Mapping slavery presents a number of difficult problems. The vast majority of maps — both old and new — use the county as the unit of analysis. But visually, it is tough to compare small and large counties; the constant reorganization of boundaries in the west means that comparisons across decades are tricky, too. And like all maps that shade large areas using a single color, typical maps of slavery make it impossible to see population density and demographic breakdown at the same time. (Should a county with 10,000 people and 1,000 slaves appear the same as one that has 100 people and 10 slaves?)
My maps confront these problems in two ways. First, I smash the visual tyranny of county boundaries by using a uniform grid of dots. The size of each dot shows the total population in each 250-sqmi cell, and the color shows the percent that were slaves. But just as important, I've also combined the usual county data with historical data for more than 150 cities and towns. Cities usually had fewer slaves, proportionally, than their surrounding counties, but this is invisible on standard maps. Adding this data shows the overwhelming predominance of slaves along the South Carolina coast, in contrast to Charleston; it also shows how distinctive New Orleans was from other southern cities. These techniques don't solve all problems (especially in sparsely populated areas), but they substantially refocus the visual argument of the maps — away from arbitrary jurisdictions and toward human beings.
(For a graphic explanation of this technique, see here.)
The bottom map shows the peak number of slaves in each area, along with the year when slavery peaked. Except in Delaware, Maryland, and eastern Virginia, slavery in the south was only headed in one direction: up. Cartographically, this map offers a temporal analysis without relying on a series of snapshots (either a slideshow or an animation), and it makes it clear that a static map is perfectly capable of representing a dynamic historical process.
• Areas without data were not uninhabited (there were certainly American Indians, and probably some white settlers as well.)
• Just because an area reported no slaves does not mean that no slaves were present. In Vermont, for example, slavery persisted under the radar for some time. In New Jersey, the abolition of slavery in 1846 converted older slaves into indentured servants "apprenticed for life."

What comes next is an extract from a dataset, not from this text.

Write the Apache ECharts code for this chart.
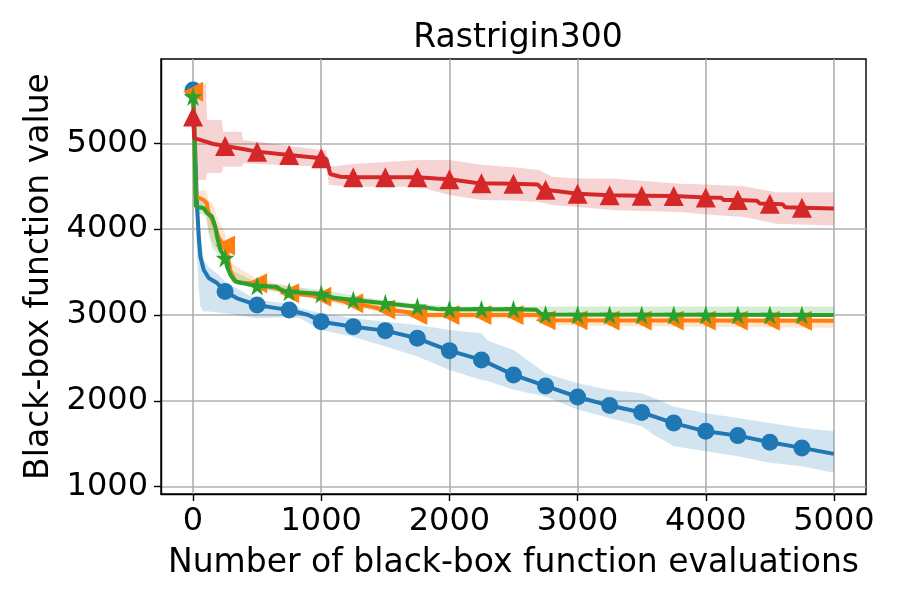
<!DOCTYPE html>
<html>
<head>
<meta charset="utf-8">
<script src="https://cdn.jsdelivr.net/npm/echarts@6/dist/echarts.min.js"></script>
<style>
html,body{margin:0;padding:0;background:#fff;}
#chart{width:900px;height:600px;}
</style>
</head>
<body>
<div id="chart"></div>
<script>
// ---------- Data ----------
const chartTitle = 'Rastrigin300';
const xTicks = [0, 1000, 2000, 3000, 4000, 5000];
const yTicks = [1000, 2000, 3000, 4000, 5000];
const markerX = [0,250,500,750,1000,1250,1500,1750,2000,2250,2500,2750,3000,3250,3500,3750,4000,4250,4500,4750];

// Blue (circles)
const blueX    = [0,15,30,45,57,83,122,187,250,350,500,650,750,900,1000,1250,1500,1750,2000,2250,2500,2750,3000,3250,3500,3750,4000,4250,4500,4750,4999];
const blueMean = [5620,5000,4300,3900,3681,3527,3430,3372,3275,3190,3116,3080,3058,3000,2922,2864,2818,2729,2585,2477,2302,2174,2045,1945,1865,1741,1645,1595,1517,1452,1382];
const blueMarkers = [5620,3275,3116,3058,2922,2864,2818,2729,2585,2477,2302,2174,2045,1945,1865,1741,1645,1595,1517,1452];
const blueBandX = [0,15,30,45,57,83,120,190,250,500,750,836,1000,1250,1500,1750,2000,2250,2300,2500,2750,3000,3250,3500,3600,3750,4000,4250,4500,4750,4999];
const blueLo    = [5580,4600,3700,3300,3100,3042,3040,3030,3020,2961,2975,2961,2826,2748,2632,2516,2360,2244,2230,2128,2050,1900,1799,1703,1600,1471,1413,1355,1278,1239,1162];
const blueHi    = [5660,5400,4800,4300,4000,3650,3560,3480,3390,3174,3135,3078,3019,2961,2922,2884,2826,2787,2700,2593,2322,2205,2127,2089,2030,1934,1857,1799,1741,1683,1645];

// Orange (left triangles)
const orangeX    = [0,8,15,22,83,109,120,150,170,200,230,250,270,290,320,350,450,500,700,750,1000,1250,1500,1700,1750,2000,2700,2720,4999];
const orangeMean = [5600,5300,4700,4380,4340,4300,4186,4110,4030,3900,3836,3810,3700,3520,3420,3380,3370,3369,3290,3253,3214,3136,3065,3030,3000,3000,3000,2940,2934];
const orangeMarkers = [5600,3810,3369,3253,3214,3136,3065,3000,3000,3000,3000,2940,2938,2937,2936,2936,2935,2935,2934,2934];
const orangeBandX = [0,20,22,100,120,150,200,250,300,500,1000,1500,1750,2700,2720,4999];
const orangeLo    = [5550,4300,4250,4200,4000,3850,3750,3700,3380,3320,3170,3020,2960,2960,2880,2850];
const orangeHi    = [5650,4900,4450,4450,4350,4300,4100,3950,3600,3420,3260,3110,3040,3040,2990,2960];

// Green (stars)
const greenX    = [0,8,15,22,83,109,148,174,187,213,250,265,291,330,446,500,650,700,750,1000,1100,1250,1500,1750,1900,2000,2500,2680,2720,4999];
const greenMean = [5544,5300,4700,4263,4244,4186,4147,4030,3914,3759,3663,3565,3469,3391,3352,3338,3330,3280,3272,3245,3200,3175,3136,3097,3070,3066,3066,3060,3005,3000];
const greenMarkers = [5544,3663,3338,3272,3245,3175,3136,3097,3066,3066,3066,3005,3000,3000,3000,3000,3000,3000,3000,3000];
const greenBandX = [0,22,100,120,150,200,250,300,500,1000,1500,2000,2700,2720,4999];
const greenLo    = [5500,4200,4150,3950,3780,3700,3600,3400,3300,3200,3100,3030,3030,2990,2990];
const greenHi    = [5590,4350,4300,4250,4200,3950,3780,3520,3380,3290,3170,3100,3100,3100,3100];

// Red (up triangles)
const redX    = [0,6,10,100,150,250,400,500,750,1000,1040,1070,1150,1250,1750,1900,2000,2200,2250,2500,2690,2720,2750,2800,3000,3250,3500,3750,4000,4120,4140,4250,4400,4420,4500,4600,4620,4750,4999];
const redMean = [5311,5311,5060,5020,4995,4969,4930,4903,4864,4825,4820,4643,4610,4604,4604,4590,4581,4540,4534,4528,4520,4470,4460,4450,4412,4395,4390,4385,4370,4365,4340,4340,4330,4300,4295,4290,4255,4250,4240];
const redMarkers = [5311,4969,4903,4864,4825,4604,4604,4604,4581,4534,4528,4460,4412,4395,4390,4385,4370,4340,4295,4250];
const redBandX = [0,100,110,225,235,380,390,1000,1040,1060,1250,1750,2000,2250,2500,2700,2800,3000,3300,3800,4000,4300,4550,4999];
const redLo    = [4573,4573,4655,4655,4728,4728,4767,4728,4728,4514,4495,4495,4398,4340,4335,4315,4280,4257,4219,4200,4170,4141,4064,4044];
const redHi    = [5697,5697,5271,5271,5135,5135,5038,4922,4922,4728,4760,4806,4806,4750,4720,4690,4610,4590,4586,4530,4520,4500,4431,4431];

// ---------- Styles ----------
const FONT = 'DejaVu Sans';
const C = { blue:'#1f77b4', orange:'#ff7f0e', green:'#2ca02c', red:'#d62728' };
const starPath = 'path://M50,0 L61.2,34.5 L97.6,34.5 L68.2,55.9 L79.4,90.5 L50,69.1 L20.6,90.5 L31.8,55.9 L2.4,34.5 L38.8,34.5 Z';

function zip(xs, ys){ return xs.map((x,i)=>[x, ys[i]]); }
function zip3(xs, a, b){ return xs.map((x,i)=>[x, a[i], b[i]]); }

function bandSeries(xs, lo, hi, color, z){
  const rows = zip3(xs, lo, hi);
  return {
    type:'custom', silent:true, clip:true, z:z,
    data: rows,
    encode:{ x:0, y:[1,2] },
    renderItem: function(params, api){
      if (params.dataIndex !== 0) return null;
      const pts = [];
      for (let i=0;i<rows.length;i++) pts.push(api.coord([rows[i][0], rows[i][2]]));
      for (let i=rows.length-1;i>=0;i--) pts.push(api.coord([rows[i][0], rows[i][1]]));
      return { type:'polygon', shape:{ points: pts }, style:{ fill: color } };
    }
  };
}
function lineSeries(xs, ys, color, z){
  return { type:'line', data: zip(xs, ys), showSymbol:false, symbol:'none',
    lineStyle:{ color: color, width:4 }, itemStyle:{color:color}, z:z, silent:true, animation:false };
}
function markerSeries(ys, color, symbol, size, rotate, z){
  return { type:'scatter', data: zip(markerX, ys), symbol: symbol, symbolSize: size,
    symbolRotate: rotate, itemStyle:{ color: color, opacity:1 }, z:z, silent:true, animation:false };
}
const plainNum = v => String(v);

const chart = echarts.init(document.getElementById('chart'), null, {renderer:'canvas'});
chart.setOption({
  animation:false,
  backgroundColor:'#ffffff',
  title:{ text: chartTitle, left: 513, top: 17, textAlign:'center',
    textStyle:{ fontFamily:FONT, fontSize:33, fontWeight:'normal', color:'#000' } },
  grid:{ left:161, right:34, top:59, bottom:106, show:true, borderColor:'#000', borderWidth:1.4, backgroundColor:'transparent' },
  xAxis:{
    type:'value', min:-250, max:5250,
    name:'Number of black-box function evaluations', nameLocation:'middle', nameGap:53,
    nameTextStyle:{ fontFamily:FONT, fontSize:33, color:'#000' },
    axisLine:{ show:true, onZero:false, lineStyle:{ color:'#000', width:1.4 } },
    axisTick:{ show:true, inside:false, length:7, customValues: xTicks, lineStyle:{ color:'#000', width:1.4 } },
    axisLabel:{ show:true, customValues: xTicks, formatter: plainNum, margin:12, fontFamily:FONT, fontSize:32, color:'#000' },
    splitLine:{ show:true, lineStyle:{ color:'#b0b0b0', width:1.6 } }
  },
  yAxis:{
    type:'value', min:915, max:5982,
    name:'Black-box function value', nameLocation:'middle', nameGap:104, nameRotate:90,
    nameTextStyle:{ fontFamily:FONT, fontSize:33, color:'#000' },
    axisLine:{ show:true, onZero:false, lineStyle:{ color:'#000', width:1.4 } },
    axisTick:{ show:true, inside:false, length:7, customValues: yTicks, lineStyle:{ color:'#000', width:1.4 } },
    axisLabel:{ show:true, customValues: yTicks, formatter: plainNum, margin:13, fontFamily:FONT, fontSize:32, color:'#000' },
    splitLine:{ show:true, lineStyle:{ color:'#b0b0b0', width:1.6 } }
  },
  series:[
    bandSeries(blueBandX, blueLo, blueHi, 'rgba(31,119,180,0.2)', 1),
    bandSeries(orangeBandX, orangeLo, orangeHi, 'rgba(255,127,14,0.2)', 1),
    bandSeries(greenBandX, greenLo, greenHi, 'rgba(44,160,44,0.2)', 1),
    bandSeries(redBandX, redLo, redHi, 'rgba(214,39,40,0.2)', 1),
    lineSeries(blueX, blueMean, C.blue, 2),
    markerSeries(blueMarkers, C.blue, 'circle', 17, 0, 3),
    lineSeries(orangeX, orangeMean, C.orange, 4),
    markerSeries(orangeMarkers, C.orange, 'triangle', 20, 90, 5),
    lineSeries(greenX, greenMean, C.green, 6),
    markerSeries(greenMarkers, C.green, starPath, 19, 0, 7),
    lineSeries(redX, redMean, C.red, 8),
    markerSeries(redMarkers, C.red, 'triangle', 20, 0, 9)
  ]
});
</script>
</body>
</html>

• Inhabitants were certainly not evenly distributed throughout each tabulation area. In 1810, the census recorded 5007 people living in what is now northern Illinois, Wisconsin, and northeastern Minnesota, but most of these people probably lived in Illinois.
• There are many reasons why the census might have undercounted some groups: the poor, free people of color, fugitives, etc. And the census — and the Constitution — explicitly excluded "Indians not taxed."